China has quietly abandoned the "three red lines" debt restriction policy that triggered the country's real estate crisis, according to reports from financial news outlets citing sources familiar with regulatory guidance. The reversal marks a significant policy shift as Beijing grapples with a prolonged property downturn that has eroded local government revenues and threatened broader economic stability.
The three red lines policy, introduced in August 2020, imposed strict debt-to-asset, debt-to-equity, and cash-to-short-term-debt ratio requirements on property developers. The rules were designed to reduce leverage and curb speculation in China's overheated real estate sector, which had become central to household wealth and local government financing.
What followed was a cascade of developer defaults. Evergrande Group, once China's largest property developer, collapsed into insolvency. Dozens of smaller developers followed, leaving hundreds of unfinished residential projects and millions of homebuyers who had paid in advance for apartments that may never be completed.
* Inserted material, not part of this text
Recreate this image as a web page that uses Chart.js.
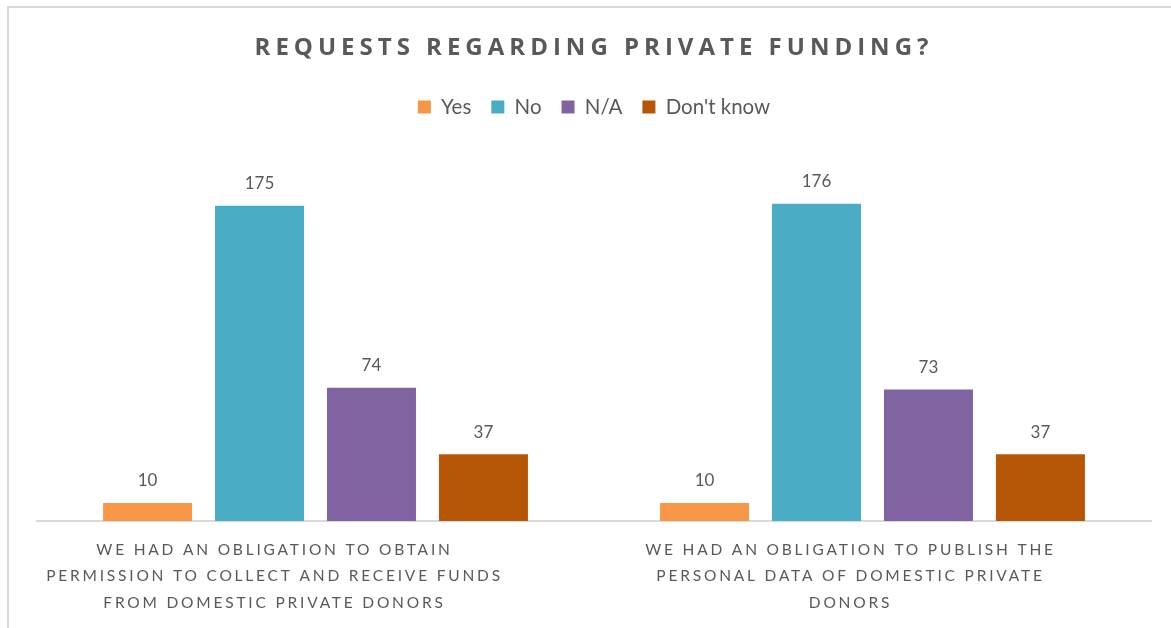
<!DOCTYPE html>
<html>
<head>
<meta charset="utf-8">
<script src="https://cdn.jsdelivr.net/npm/chart.js@4.4.1/dist/chart.umd.min.js"></script>
<style>
  html, body { margin: 0; padding: 0; background: #fff; }
  #wrap { position: relative; width: 1171px; height: 628px; }
  #frame { position: absolute; left: 7px; top: 6px; right: -10px; bottom: -10px; border-left: 2px solid #d9d9d9; border-top: 2px solid #d9d9d9; }
  canvas { position: absolute; left: 0; top: 0; }
</style>
</head>
<body>
<div id="wrap">
  <div id="frame"></div>
  <canvas id="c" width="1171" height="628"></canvas>
</div>
<script>
const categories = [
  ["WE HAD AN OBLIGATION TO OBTAIN", "PERMISSION TO COLLECT AND RECEIVE FUNDS", "FROM DOMESTIC PRIVATE DONORS"],
  ["WE HAD AN OBLIGATION TO PUBLISH THE", "PERSONAL DATA OF DOMESTIC PRIVATE", "DONORS"]
];
const seriesNames = ["Yes", "No", "N/A", "Don't know"];
const yesValues = [10, 10];
const noValues = [175, 176];
const naValues = [74, 73];
const dontKnowValues = [37, 37];
const chartTitle = "REQUESTS REGARDING PRIVATE FUNDING?";

const colors = ["#F79646", "#4BACC6", "#8064A2", "#B65708"];
const seriesValues = [yesValues, noValues, naValues, dontKnowValues];
const labelShift = [-41, -22];

const textColor = "#595959";
const baseFont = "Lato, 'Open Sans', sans-serif";

const valueLabels = {
  id: "valueLabels",
  afterDatasetsDraw(chart) {
    const ctx = chart.ctx;
    ctx.save();
    ctx.font = "17px " + baseFont;
    ctx.fillStyle = textColor;
    ctx.textAlign = "center";
    ctx.textBaseline = "middle";
    chart.data.datasets.forEach((ds, i) => {
      const meta = chart.getDatasetMeta(i);
      meta.data.forEach((bar, j) => {
        ctx.fillText(String(ds.data[j]), bar.x, bar.y - 22);
      });
    });
    ctx.restore();
  }
};

const spacing = {
  id: "spacing",
  afterLayout(chart) {
    const wrapDraw = (obj, name, sp) => {
      if (!obj || obj["__wrapped_" + name]) return;
      const orig = obj[name];
      obj[name] = function(...args) {
        const ctx = chart.ctx;
        ctx.save();
        ctx.letterSpacing = sp;
        const r = orig.apply(this, args);
        ctx.restore();
        return r;
      };
      obj["__wrapped_" + name] = true;
    };
    wrapDraw(chart.titleBlock, "draw", "5px");
    const x = chart.scales.x;
    wrapDraw(x, "drawLabels", "2.8px");
    if (!x.__shifted) {
      const origItems = x.getLabelItems;
      x.getLabelItems = function(ca) {
        const items = origItems.call(this, ca);
        return items.map((it, i) => {
          const tr = it.options.translation;
          return Object.assign({}, it, {
            options: Object.assign({}, it.options, { translation: [tr[0] + (labelShift[i] || 0), tr[1]] })
          });
        });
      };
      x.__shifted = true;
    }
  }
};

new Chart(document.getElementById("c"), {
  type: "bar",
  data: {
    labels: categories,
    datasets: seriesNames.map((name, i) => ({
      label: name,
      data: seriesValues[i],
      backgroundColor: colors[i],
      borderWidth: 0,
      categoryPercentage: 0.804,
      barPercentage: 0.795
    }))
  },
  options: {
    responsive: false,
    animation: false,
    devicePixelRatio: 1,
    layout: { padding: { left: 37, right: 20, top: 22, bottom: -4 } },
    plugins: {
      title: {
        display: true,
        text: chartTitle,
        color: textColor,
        font: { family: "'Open Sans', sans-serif", size: 24, weight: "bold" },
        padding: { top: 12, bottom: 14 }
      },
      legend: {
        display: true,
        position: "top",
        labels: {
          color: textColor,
          font: { family: baseFont, size: 20.5 },
          boxWidth: 13,
          boxHeight: 13,
          padding: 20,
          useBorderRadius: false
        }
      },
      tooltip: { enabled: false }
    },
    scales: {
      x: {
        grid: { display: false, drawTicks: false },
        border: { display: true, color: "#d9d9d9", width: 2 },
        ticks: {
          color: textColor,
          font: { family: baseFont, size: 15.5, lineHeight: 1.7 },
          maxRotation: 0,
          autoSkip: false,
          padding: 16
        }
      },
      y: {
        display: false,
        min: 0,
        max: 218.5
      }
    }
  },
  plugins: [valueLabels, spacing]
});
</script>
</body>
</html>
Property values have declined 30 to 40 percent in many Chinese cities since the policy's implementation, wiping out household wealth and dampening consumer confidence. The downturn has been particularly acute in second- and third-tier cities, where real estate had been a primary investment vehicle for middle-class families.
Developer share prices surged following reports of the policy reversal, with some major firms posting double-digit gains. The market reaction suggests investors believe the policy shift could stabilize the sector, though fundamental challenges remain.
Local governments, heavily dependent on land sales revenue, have faced mounting fiscal pressure as property transactions dried up. Many municipalities have struggled to service debt or fund basic services, creating pressure on central authorities to ease restrictions.
The quiet nature of the policy reversal is characteristic of how Beijing manages economically sensitive decisions. Rather than announcing a formal policy change that might appear to be a reversal or policy error, regulators have reportedly instructed banks and other financial institutions to stop enforcing the three red lines requirements.
This approach allows the government to restore liquidity to the property sector while avoiding public acknowledgment that the original policy proved too stringent. The Party's emphasis on projecting consistent, carefully calibrated governance makes such quiet adjustments preferable to public policy u-turns.
However, the policy reversal does not address underlying structural problems in China's property sector. Demographic headwinds, including a shrinking working-age population and declining marriage rates, point to long-term weakening in housing demand. Speculative investment, once a primary driver of purchases, has evaporated as confidence in perpetual price appreciation has broken.
The shift also creates tension with President Xi Jinping's stated goal that "housing is for living, not for speculation." The deleveraging policy was presented as part of a broader effort to reorient the economy away from debt-fueled real estate development toward higher-quality growth in technology and manufacturing.
Analysts note that Beijing faces difficult tradeoffs. Maintaining strict controls risks further economic contraction and social instability from unfinished housing projects. Relaxing controls risks reigniting the debt accumulation and financial risks the policy was meant to address.
The government has set ambitious GDP growth targets for 2026, likely requiring some stabilization in the property sector. Real estate and related industries account for roughly one-quarter of Chinese economic output, making a sustained downturn incompatible with broader growth objectives.
Watch what they do, not what they say. In East Asian diplomacy, the subtext is the text.